**Stored rows**.
--

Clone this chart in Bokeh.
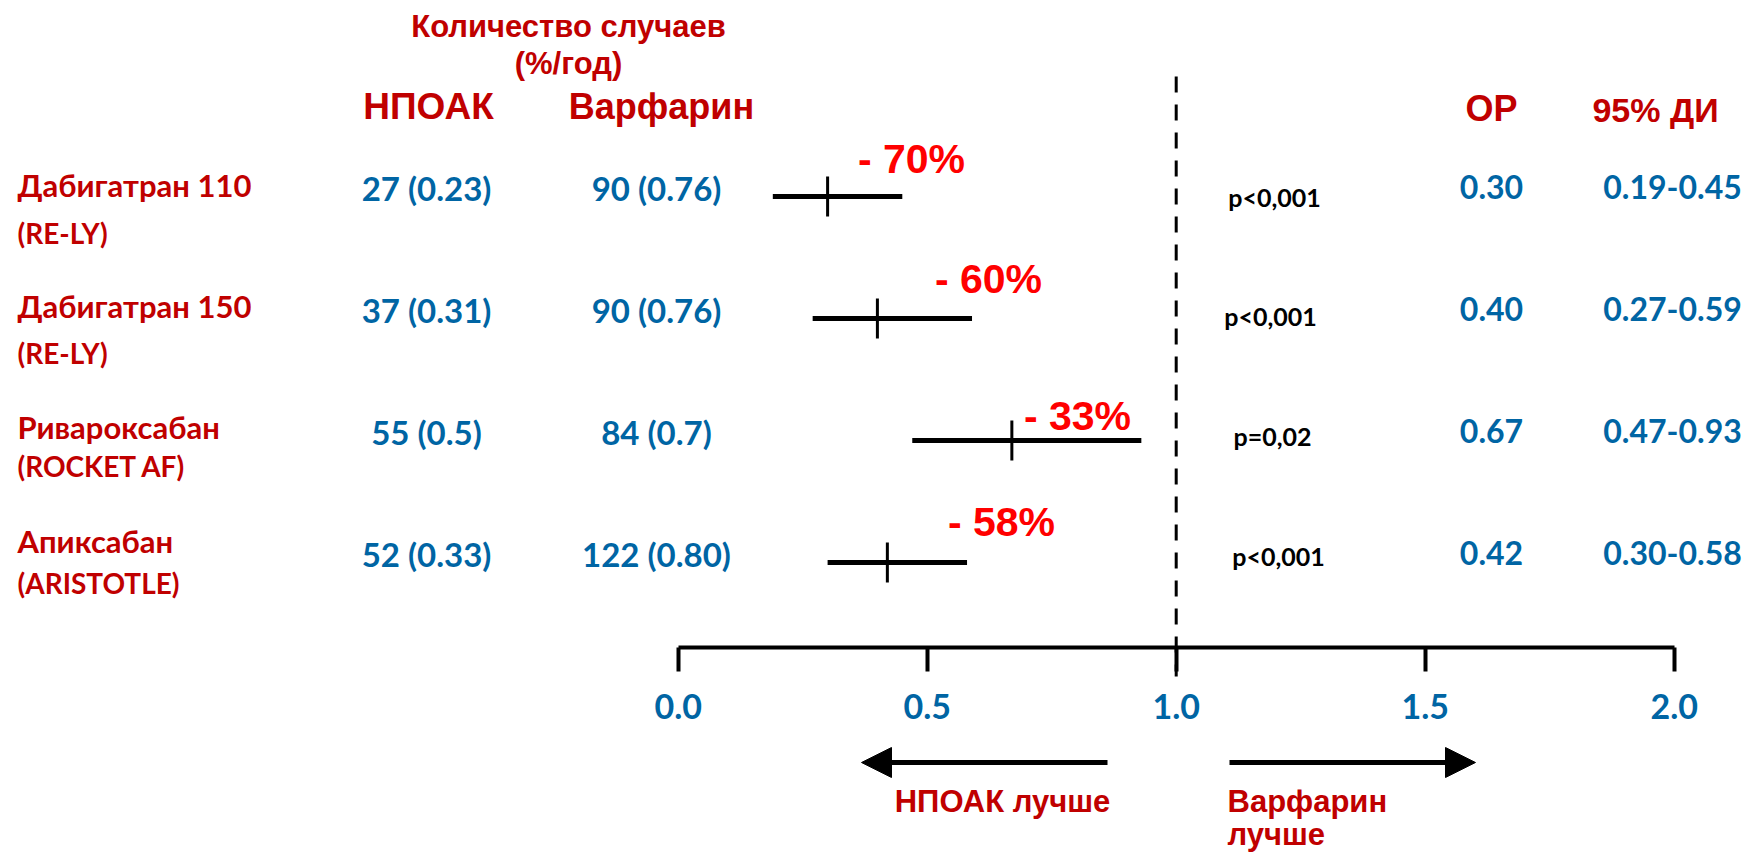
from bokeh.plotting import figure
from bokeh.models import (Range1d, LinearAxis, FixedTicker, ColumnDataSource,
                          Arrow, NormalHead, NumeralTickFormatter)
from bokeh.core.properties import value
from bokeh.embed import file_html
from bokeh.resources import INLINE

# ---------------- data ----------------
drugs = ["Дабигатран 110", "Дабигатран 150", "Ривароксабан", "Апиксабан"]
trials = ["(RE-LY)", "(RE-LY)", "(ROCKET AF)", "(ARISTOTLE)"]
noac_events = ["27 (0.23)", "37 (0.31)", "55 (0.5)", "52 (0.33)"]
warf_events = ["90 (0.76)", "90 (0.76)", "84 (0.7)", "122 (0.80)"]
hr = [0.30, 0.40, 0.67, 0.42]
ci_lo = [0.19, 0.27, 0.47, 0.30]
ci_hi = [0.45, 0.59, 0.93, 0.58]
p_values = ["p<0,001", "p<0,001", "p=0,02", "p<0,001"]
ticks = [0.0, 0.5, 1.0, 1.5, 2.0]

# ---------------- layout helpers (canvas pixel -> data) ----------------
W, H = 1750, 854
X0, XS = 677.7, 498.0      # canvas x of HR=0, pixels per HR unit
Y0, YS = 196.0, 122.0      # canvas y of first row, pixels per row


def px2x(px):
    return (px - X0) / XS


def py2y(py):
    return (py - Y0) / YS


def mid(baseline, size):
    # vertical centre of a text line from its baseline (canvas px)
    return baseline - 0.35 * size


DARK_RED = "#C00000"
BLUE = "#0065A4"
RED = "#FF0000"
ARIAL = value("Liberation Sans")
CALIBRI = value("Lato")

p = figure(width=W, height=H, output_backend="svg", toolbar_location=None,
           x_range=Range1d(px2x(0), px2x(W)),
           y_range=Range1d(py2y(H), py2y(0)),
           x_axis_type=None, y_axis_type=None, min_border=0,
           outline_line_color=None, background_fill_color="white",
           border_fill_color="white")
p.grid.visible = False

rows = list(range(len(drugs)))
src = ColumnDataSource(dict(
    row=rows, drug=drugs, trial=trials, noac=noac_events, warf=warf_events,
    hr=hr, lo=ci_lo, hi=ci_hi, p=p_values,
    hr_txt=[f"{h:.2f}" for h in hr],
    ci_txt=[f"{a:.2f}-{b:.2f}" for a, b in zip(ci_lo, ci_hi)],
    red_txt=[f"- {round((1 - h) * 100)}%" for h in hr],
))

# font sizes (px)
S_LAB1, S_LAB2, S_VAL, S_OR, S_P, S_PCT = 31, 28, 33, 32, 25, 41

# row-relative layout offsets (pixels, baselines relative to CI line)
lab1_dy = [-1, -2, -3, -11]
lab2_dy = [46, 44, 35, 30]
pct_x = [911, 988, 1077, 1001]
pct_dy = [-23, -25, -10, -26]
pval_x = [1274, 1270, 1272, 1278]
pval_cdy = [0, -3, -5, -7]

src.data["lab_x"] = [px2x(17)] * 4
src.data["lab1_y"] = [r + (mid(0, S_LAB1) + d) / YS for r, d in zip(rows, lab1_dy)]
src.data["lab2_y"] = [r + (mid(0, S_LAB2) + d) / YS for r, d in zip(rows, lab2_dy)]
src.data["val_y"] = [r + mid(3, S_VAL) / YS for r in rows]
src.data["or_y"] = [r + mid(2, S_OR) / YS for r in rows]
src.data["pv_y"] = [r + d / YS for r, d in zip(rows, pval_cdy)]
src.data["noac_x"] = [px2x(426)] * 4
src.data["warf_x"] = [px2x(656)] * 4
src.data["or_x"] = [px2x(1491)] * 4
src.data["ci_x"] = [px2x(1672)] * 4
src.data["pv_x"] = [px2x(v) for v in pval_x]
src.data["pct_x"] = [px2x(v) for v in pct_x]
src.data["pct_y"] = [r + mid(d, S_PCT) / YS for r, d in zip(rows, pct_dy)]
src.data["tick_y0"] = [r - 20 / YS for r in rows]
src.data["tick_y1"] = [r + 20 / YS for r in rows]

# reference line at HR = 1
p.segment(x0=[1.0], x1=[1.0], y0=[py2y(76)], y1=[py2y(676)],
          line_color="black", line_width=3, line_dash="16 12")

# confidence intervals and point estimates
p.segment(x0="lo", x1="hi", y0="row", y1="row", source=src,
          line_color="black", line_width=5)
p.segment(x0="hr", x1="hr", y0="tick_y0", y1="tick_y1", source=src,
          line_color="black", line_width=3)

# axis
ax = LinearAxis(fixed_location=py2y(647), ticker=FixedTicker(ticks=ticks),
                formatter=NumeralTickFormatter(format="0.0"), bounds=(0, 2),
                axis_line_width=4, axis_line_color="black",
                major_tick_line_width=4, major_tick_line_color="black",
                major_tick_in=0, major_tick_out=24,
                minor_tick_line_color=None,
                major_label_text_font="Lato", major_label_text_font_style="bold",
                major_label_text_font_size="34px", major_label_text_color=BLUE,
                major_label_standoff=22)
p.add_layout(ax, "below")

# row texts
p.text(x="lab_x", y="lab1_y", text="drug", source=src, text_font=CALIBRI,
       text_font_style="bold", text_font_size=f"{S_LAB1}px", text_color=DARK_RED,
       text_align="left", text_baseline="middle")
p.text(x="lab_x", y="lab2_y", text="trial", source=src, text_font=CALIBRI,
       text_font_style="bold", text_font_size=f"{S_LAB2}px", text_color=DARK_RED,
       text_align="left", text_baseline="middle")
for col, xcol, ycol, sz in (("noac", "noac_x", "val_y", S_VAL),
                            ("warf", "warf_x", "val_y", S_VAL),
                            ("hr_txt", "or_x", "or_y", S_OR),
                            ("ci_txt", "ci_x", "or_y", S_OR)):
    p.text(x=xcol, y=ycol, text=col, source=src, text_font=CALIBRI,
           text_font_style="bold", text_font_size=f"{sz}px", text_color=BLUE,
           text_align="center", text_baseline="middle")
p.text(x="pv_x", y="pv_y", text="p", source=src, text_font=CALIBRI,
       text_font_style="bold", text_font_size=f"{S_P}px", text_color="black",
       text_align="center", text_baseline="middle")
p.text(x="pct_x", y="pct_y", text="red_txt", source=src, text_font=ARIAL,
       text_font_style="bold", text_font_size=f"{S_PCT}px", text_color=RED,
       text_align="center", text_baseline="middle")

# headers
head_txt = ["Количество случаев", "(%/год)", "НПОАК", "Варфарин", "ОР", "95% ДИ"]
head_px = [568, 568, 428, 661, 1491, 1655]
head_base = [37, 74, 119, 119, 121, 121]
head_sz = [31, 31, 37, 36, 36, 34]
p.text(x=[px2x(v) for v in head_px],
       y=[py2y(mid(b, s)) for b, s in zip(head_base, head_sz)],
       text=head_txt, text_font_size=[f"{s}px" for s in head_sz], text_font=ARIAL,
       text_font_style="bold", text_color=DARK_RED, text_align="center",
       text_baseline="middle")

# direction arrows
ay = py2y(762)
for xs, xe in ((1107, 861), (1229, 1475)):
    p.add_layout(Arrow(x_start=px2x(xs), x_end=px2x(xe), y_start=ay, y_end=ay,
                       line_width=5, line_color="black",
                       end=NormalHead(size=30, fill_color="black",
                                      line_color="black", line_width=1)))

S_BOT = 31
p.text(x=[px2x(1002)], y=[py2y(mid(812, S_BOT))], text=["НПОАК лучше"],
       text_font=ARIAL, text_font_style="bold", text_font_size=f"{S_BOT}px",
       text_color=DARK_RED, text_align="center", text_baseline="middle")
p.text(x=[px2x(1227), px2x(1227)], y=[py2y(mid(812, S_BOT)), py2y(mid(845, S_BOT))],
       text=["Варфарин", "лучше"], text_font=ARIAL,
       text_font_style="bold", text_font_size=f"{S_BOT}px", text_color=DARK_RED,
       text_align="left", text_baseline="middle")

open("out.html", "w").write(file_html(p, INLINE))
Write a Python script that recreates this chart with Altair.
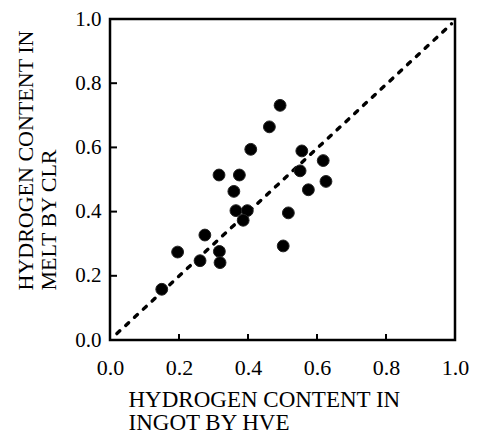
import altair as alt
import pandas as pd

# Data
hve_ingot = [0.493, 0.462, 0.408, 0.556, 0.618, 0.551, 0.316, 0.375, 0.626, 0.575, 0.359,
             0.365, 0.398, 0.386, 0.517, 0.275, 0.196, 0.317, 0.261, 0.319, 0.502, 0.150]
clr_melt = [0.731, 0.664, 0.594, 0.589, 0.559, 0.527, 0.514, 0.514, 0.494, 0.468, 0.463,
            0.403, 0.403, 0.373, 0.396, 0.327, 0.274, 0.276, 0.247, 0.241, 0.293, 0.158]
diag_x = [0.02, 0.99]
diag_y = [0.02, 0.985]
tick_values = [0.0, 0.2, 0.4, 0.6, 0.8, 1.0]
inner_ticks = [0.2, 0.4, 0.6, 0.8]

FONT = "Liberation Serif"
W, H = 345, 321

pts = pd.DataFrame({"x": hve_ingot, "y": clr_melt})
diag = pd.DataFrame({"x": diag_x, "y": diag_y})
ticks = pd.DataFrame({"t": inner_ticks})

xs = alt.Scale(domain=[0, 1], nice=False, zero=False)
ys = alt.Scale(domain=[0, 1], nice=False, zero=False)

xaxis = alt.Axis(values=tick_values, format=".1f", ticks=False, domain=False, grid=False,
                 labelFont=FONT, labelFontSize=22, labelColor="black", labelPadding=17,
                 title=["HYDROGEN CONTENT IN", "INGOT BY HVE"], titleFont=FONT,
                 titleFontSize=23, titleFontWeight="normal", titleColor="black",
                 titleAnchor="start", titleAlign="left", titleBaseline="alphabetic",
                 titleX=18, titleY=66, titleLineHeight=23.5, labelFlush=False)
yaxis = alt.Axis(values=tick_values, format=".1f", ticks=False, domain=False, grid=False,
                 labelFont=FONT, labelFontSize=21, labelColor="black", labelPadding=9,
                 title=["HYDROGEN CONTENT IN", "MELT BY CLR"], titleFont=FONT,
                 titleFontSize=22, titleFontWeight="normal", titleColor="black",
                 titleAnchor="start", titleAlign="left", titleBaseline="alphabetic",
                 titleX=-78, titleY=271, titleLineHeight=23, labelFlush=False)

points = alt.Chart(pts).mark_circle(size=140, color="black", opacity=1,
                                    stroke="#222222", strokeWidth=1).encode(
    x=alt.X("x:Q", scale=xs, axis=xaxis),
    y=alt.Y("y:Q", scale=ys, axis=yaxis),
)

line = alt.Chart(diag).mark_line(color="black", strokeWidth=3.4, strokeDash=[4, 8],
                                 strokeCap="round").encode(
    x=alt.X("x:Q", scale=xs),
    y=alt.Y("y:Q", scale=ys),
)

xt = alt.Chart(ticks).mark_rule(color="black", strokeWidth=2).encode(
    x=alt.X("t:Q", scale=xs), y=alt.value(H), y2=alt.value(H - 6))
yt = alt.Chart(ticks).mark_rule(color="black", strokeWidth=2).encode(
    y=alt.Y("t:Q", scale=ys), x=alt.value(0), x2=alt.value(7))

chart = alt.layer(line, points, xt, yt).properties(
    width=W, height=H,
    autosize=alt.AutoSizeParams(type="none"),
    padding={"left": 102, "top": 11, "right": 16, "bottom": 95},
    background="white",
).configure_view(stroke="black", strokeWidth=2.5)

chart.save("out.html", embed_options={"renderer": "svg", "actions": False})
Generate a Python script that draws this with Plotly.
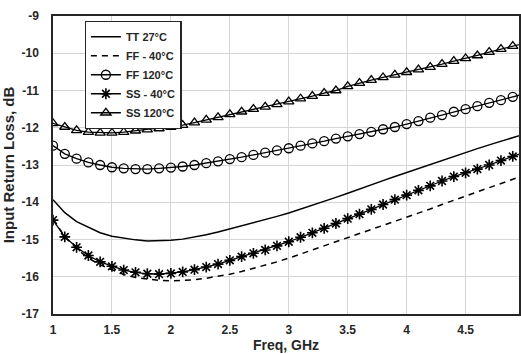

--

**What you will do**. Reproduce the records word for word, please, from their first line up to and including the line that contains "return baseline - 0.35 * size", but no pictures.

**Worked answer**.
Clone this chart in Bokeh.
from bokeh.plotting import figure
from bokeh.models import (Range1d, LinearAxis, FixedTicker, ColumnDataSource,
                          Arrow, NormalHead, NumeralTickFormatter)
from bokeh.core.properties import value
from bokeh.embed import file_html
from bokeh.resources import INLINE

# ---------------- data ----------------
drugs = ["Дабигатран 110", "Дабигатран 150", "Ривароксабан", "Апиксабан"]
trials = ["(RE-LY)", "(RE-LY)", "(ROCKET AF)", "(ARISTOTLE)"]
noac_events = ["27 (0.23)", "37 (0.31)", "55 (0.5)", "52 (0.33)"]
warf_events = ["90 (0.76)", "90 (0.76)", "84 (0.7)", "122 (0.80)"]
hr = [0.30, 0.40, 0.67, 0.42]
ci_lo = [0.19, 0.27, 0.47, 0.30]
ci_hi = [0.45, 0.59, 0.93, 0.58]
p_values = ["p<0,001", "p<0,001", "p=0,02", "p<0,001"]
ticks = [0.0, 0.5, 1.0, 1.5, 2.0]

# ---------------- layout helpers (canvas pixel -> data) ----------------
W, H = 1750, 854
X0, XS = 677.7, 498.0      # canvas x of HR=0, pixels per HR unit
Y0, YS = 196.0, 122.0      # canvas y of first row, pixels per row


def px2x(px):
    return (px - X0) / XS


def py2y(py):
    return (py - Y0) / YS


def mid(baseline, size):
    # vertical centre of a text line from its baseline (canvas px)
    return baseline - 0.35 * size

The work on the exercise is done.